Columbia International Affairs Online: Policy Briefs

CIAO DATE: 07/2014

The Egyptian conundrum

Rabab el-Mahdi

May 2014

Norwegian Peacebuilding Resource Centre

Abstract

The puzzle of Egypt’s apparently wild swings from the Mubarak regime to a Muslim Brotherhood government and then back to a military dictatorship have been manipulated to fit the simplistic linear and binary categorical models of democratic transition, with an emphasis on procedural outcomes, when in fact deeper structural issues are at stake. Three challenges explain mainstream Egyptians’ choices and the tumultuous path the revolution has been following. The first is the structural economic crisis facing Egypt, coupled with lack of state administrative capacity, which no government has been able to effectively deal with. The second is the repercussions of Egypt’s post-colonial history, which as a consequence tends to see the army as the “saviour” and “liberator” of the nation.
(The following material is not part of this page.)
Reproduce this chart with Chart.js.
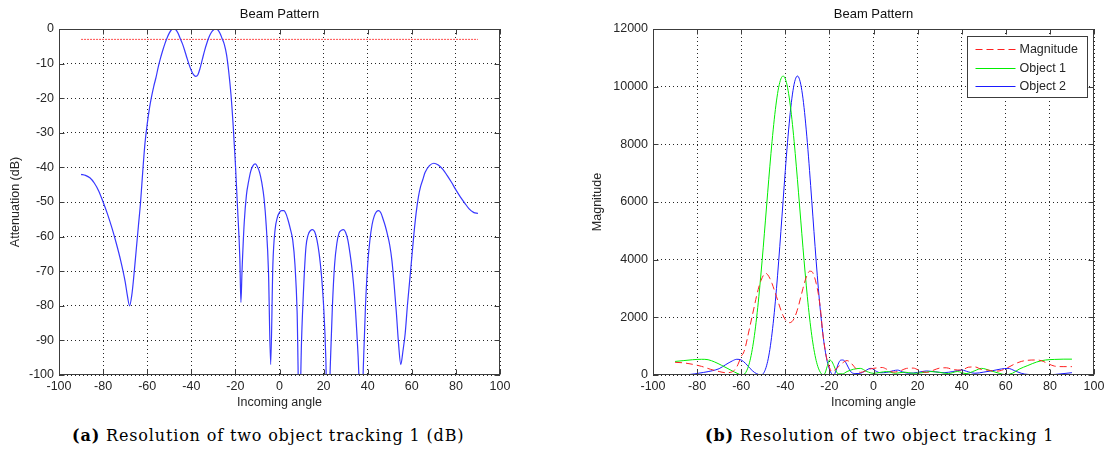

The third is the failure of alternative groups to to provide solid political alternatives for the majority to rally around against the two reactionary poles and their inability to devise strategies to break loose from and reconstruct the hegemonic discourse . Consequently, international actors who throw their weight behind one reactionary faction or the other based solely on pragmatic considerations of their ability to bring about stability will be backing the wrong horse.